As your sugar daddy I will provide you with a 40% discount on all your future insulin purchases
For cardio I live beyond my means.
The Illuminati is the belief that the most powerful ppl on Earth are in a conspiracy to leave giant clues that they’re part of a conspiracy.
been a while since anyone declared a thumb war, peace has made us all soft.
Me: “I peed three times last night”
Her: “Don’t you hate getting up and going to the bathroom?”
Me: “Getting up?”
I wanted to get this and my friend said “what, like sarcastically?” and wow burn
Spice up your marriage by slamming doors sometimes when you’re not even angry.
A tweet about the Titanic & speech impediments?
Unthinkable.
[first day as a loan shark] I’ve got you down for 500 sharks
My son’s superpower is to turn 1 cracker into 10 lbs of crumbs
I never scrape my back window so when I back out of parking spots I let Jesus decide if I’m gonna kill anyone
The date was going splendidly until my mom called and we argued over my curfew in front of her.

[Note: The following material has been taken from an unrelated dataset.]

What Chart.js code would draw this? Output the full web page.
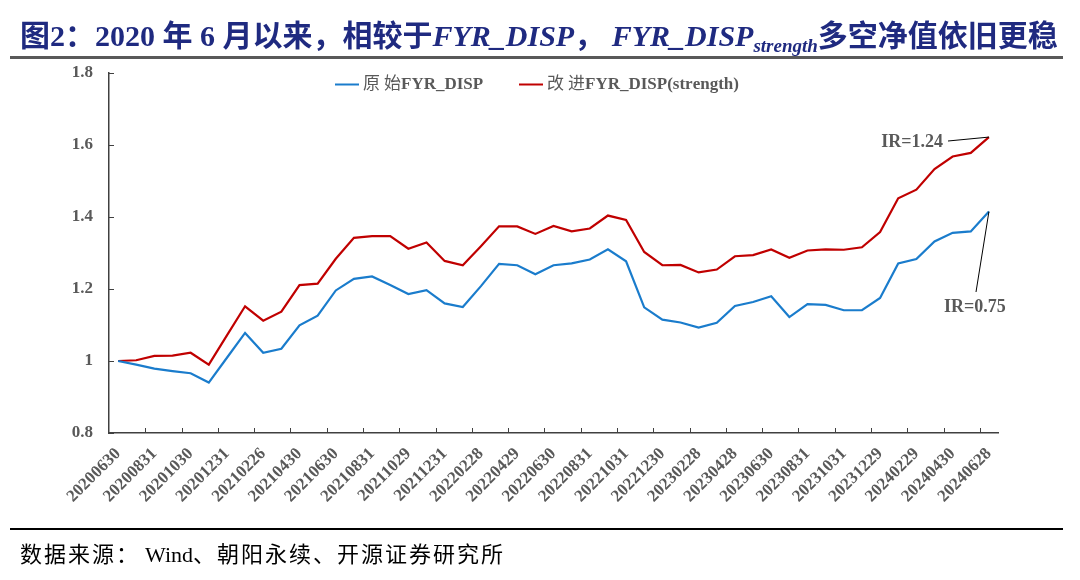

There was an episode of the Flintstones where a mechanic worked on Fred’s car HEY FRED YOURE GETTING RIPPED OFF THERE IS NO ENGINE IN THERE
Boxing and fencing
Two sports that have nothing to do with boxes or fences
in scotland, it’s illegal to be drunk and in possession of a cow. i just want to know how many times this happened before the government had to put their foot down
She says, the kids want to go to the circus.
I say, that I just saved us $400 by jumping out of the kid’s closet wearing a clown costume.
[i go to the aquarium wearing my cowboy boots and hat] “can we get extra security at the seahorse exhibit? yeah, he’s here again.”
You can’t hurt me. You’re not a ‘closed’ sign on a pizzeria door.
My wife is leaving for a cruise today and the only thing that she left me was a list of shows I’m not allowed to watch yet.
My mom always used to give me a card on Valentine’s Day when I was a kid. She stopped doing it when we broke up.
My cat and I are both on diets, it’s hilarious. Just sitting across from each other, angrily eating our horrible breakfasts.